A decent girl won't roam around at nine o'clock at night. A girl is far more responsible for rape than a boy. Boys and girls are not equal.

The rate of crimes against women in India is of major concern, particularly as a significantly high degree of them are never reported. By a survey of Delhi government's Women and Child Development Department, around 80% of women in the nation's capital have fear regarding their safety.

This feeling was echoed to me by the young women and mothers that I met during my time in Delhi on a World Vision Ambassador trip in October 2015. Despite voicing their ever present concern for their personal safety and security I saw incredible strength and resourcefulness in their approach to mitigating that fear.

"This above all, I refuse to be a victim. Unless I can do that I can do nothing." - Margaret Atwood
I was awe inspired when I met 20 young women who taught me their skills in self-defence. I took part in their training session, although I think I have a long way to go before I am as skilful as they have become!

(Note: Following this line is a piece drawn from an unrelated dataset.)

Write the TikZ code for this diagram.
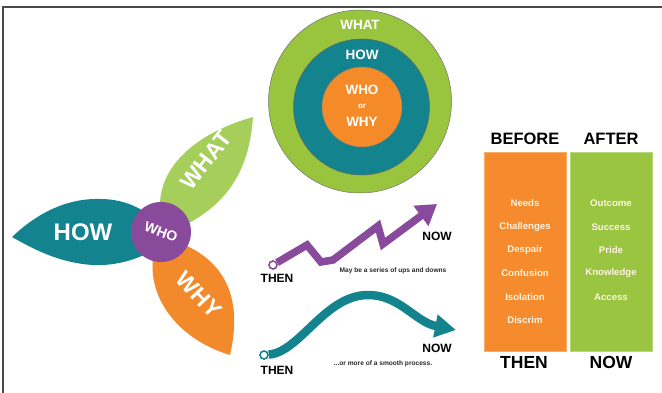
\documentclass[tikz,border=0pt]{standalone}
\usepackage{fontspec}
\setmainfont{Liberation Sans}
\usetikzlibrary{arrows.meta}
\definecolor{petalteal}{HTML}{13848F}
\definecolor{petalgreen}{HTML}{A6CE5A}
\definecolor{petalorange}{HTML}{F28A2B}
\definecolor{whopurple}{HTML}{8A4A9B}
\definecolor{ringgreen}{HTML}{98C43E}
\definecolor{ringteal}{HTML}{13838D}
\definecolor{ringorange}{HTML}{F48B28}
\definecolor{boxorange}{HTML}{F58B2C}
\definecolor{boxgreen}{HTML}{99C541}
\definecolor{itemtext}{HTML}{FFF4E2}
\definecolor{framegray}{HTML}{4A4A4A}
\begin{document}
\begin{tikzpicture}[x=1pt,y=-1pt,
  bigword/.style={text=white,font=\bfseries\fontsize{23}{23}\selectfont,inner sep=0pt},
  ringword/.style={text=white,font=\bfseries\fontsize{13.5}{13.5}\selectfont,inner sep=0pt},
  tag/.style={text=black,font=\bfseries\fontsize{12}{12}\selectfont,inner sep=0pt},
  note/.style={text=black!85,font=\bfseries\fontsize{6.6}{6.6}\selectfont,inner sep=0pt},
  head/.style={text=black,font=\bfseries\fontsize{16.5}{16.5}\selectfont,inner sep=0pt},
  item/.style={text=itemtext,font=\bfseries\fontsize{9.6}{9.6}\selectfont,inner sep=0pt},
  startdot/.style={circle,fill=white,line width=1.6pt,minimum size=8pt,inner sep=0pt},
]
\useasboundingbox (0,0) rectangle (662,393);

% page frame
\draw[framegray,line width=2pt] (3,393) -- (3,7) -- (662,7);

% ---- flower: petals around a central circle
\fill[petalteal] (12,237) .. controls (35,215) and (65,198) .. (100,199)
  .. controls (120,199) and (135,205) .. (150,215) -- (160,232) -- (150,252)
  .. controls (135,260) and (115,266) .. (93,265)
  .. controls (60,263) and (35,250) .. (12,237) -- cycle;
\fill[petalgreen] (160,205) .. controls (160,170) and (190,135) .. (253,117)
  .. controls (250,160) and (235,200) .. (185,225) -- (161,232) -- cycle;
\fill[petalorange] (153,258) .. controls (148,300) and (180,340) .. (230,355)
  .. controls (238,320) and (240,270) .. (185,245) -- (161,232) -- cycle;
\node[circle,fill=whopurple,minimum size=60pt,inner sep=0pt] (who) at (161,232) {};
\node[bigword,font=\bfseries\fontsize{14}{14}\selectfont,rotate=-20] (whotext) at (who) {WHO};
\node[bigword,font=\bfseries\fontsize{24}{24}\selectfont] (howtext) at (83,232) {HOW};
\node[bigword,rotate=52] (whattext) at (206,160) {WHAT};
\node[bigword,rotate=-47] (whytext) at (199,295) {WHY};

% ---- nested rings
\node[circle,fill=ringgreen,draw=black!55,line width=0.5pt,minimum size=183pt,inner sep=0pt] (outer) at (360,101.5) {};
\node[circle,fill=ringteal,draw=black!60,line width=0.5pt,minimum size=136pt,inner sep=0pt] (middle) at (361.5,107) {};
\node[circle,fill=ringorange,draw=black!50,line width=0.4pt,minimum size=80pt,inner sep=0pt] (inner) at (362,107) {};
\node[ringword] (rwhat) at (360,25) {WHAT};
\node[ringword] (rhow) at (362,55) {HOW};
\node[ringword] (rwho) at (362,90) {WHO};
\node[ringword,font=\bfseries\fontsize{8}{8}\selectfont] (ror) at (362,106) {or};
\node[ringword] (rwhy) at (362,122) {WHY};

% ---- ups and downs
\node[startdot,draw=whopurple] (zstart) at (273,265) {};
\coordinate (zend) at (437,204);
\draw[whopurple,line width=7.5pt,line join=miter,-{Triangle[length=20pt,width=24pt]}]
  (zstart) -- (307,245) -- (321,262) -- (333,260) -- (378,226) -- (383,244) -- (zend);
\node[tag] (zthen) at (277,278) {THEN};
\node[tag] (znow) at (437,236) {NOW};
\node[note] (znote) at (393,271) {May be a series of ups and downs};

% ---- smooth process
\node[startdot,draw=ringteal] (sstart) at (264,355) {};
\coordinate (send) at (456,330);
\draw[ringteal,line width=8.5pt,-{Triangle[length=21pt,width=22pt]}]
  (sstart) .. controls (300,352) and (325,295) .. (368,295)
  .. controls (400,295) and (415,322) .. (send);
\node[tag] (sthen) at (277,370) {THEN};
\node[tag] (snow) at (437,348) {NOW};
\node[note] (snote) at (383,364) {...or more of a smooth process.};

% ---- before / after columns
\node[draw=boxorange!70!white,fill=boxorange,line width=0.8pt,minimum width=82pt,minimum height=199pt,inner sep=0pt] (before) at (525,251.5) {};
\node[draw=boxgreen!70!white,fill=boxgreen,line width=0.8pt,minimum width=82pt,minimum height=199pt,inner sep=0pt] (after) at (611,251.5) {};
\node[head] (hbefore) at (525,139) {BEFORE};
\node[head] (hafter) at (611,139) {AFTER};
\node[head,font=\bfseries\fontsize{17.5}{17.5}\selectfont] (hthen) at (524,362) {THEN};
\node[head,font=\bfseries\fontsize{17.5}{17.5}\selectfont] (hnow) at (611,362) {NOW};
\node[item] (b1) at (525,203) {Needs};
\node[item] (b2) at (525,227) {Challenges};
\node[item] (b3) at (525,250) {Despair};
\node[item] (b4) at (525,273) {Confusion};
\node[item] (b5) at (525,297) {Isolation};
\node[item] (b6) at (525,320) {Discrim};
\node[item] (a1) at (611,203) {Outcome};
\node[item] (a2) at (611,227) {Success};
\node[item] (a3) at (611,250) {Pride};
\node[item] (a4) at (611,273) {Knowledge};
\node[item] (a5) at (611,297) {Access};
\end{tikzpicture}
\end{document}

Dressed in bright red tops that say 'safe city', I saw a practical and powerful way that girls in this community were dealing with the fear of being harassed that would often result in them not leaving their homes. This initiative began when World Vision organised a 15 day self-defence training with the Delhi Police for the young women in the community. As a consequence they have now found hope for their lives and have developed genuine trust with the police through the experience.

I was left with the feeling from these young women that they now believe they can be in control of how they choose to respond and act, even if they can't change the behaviour of others.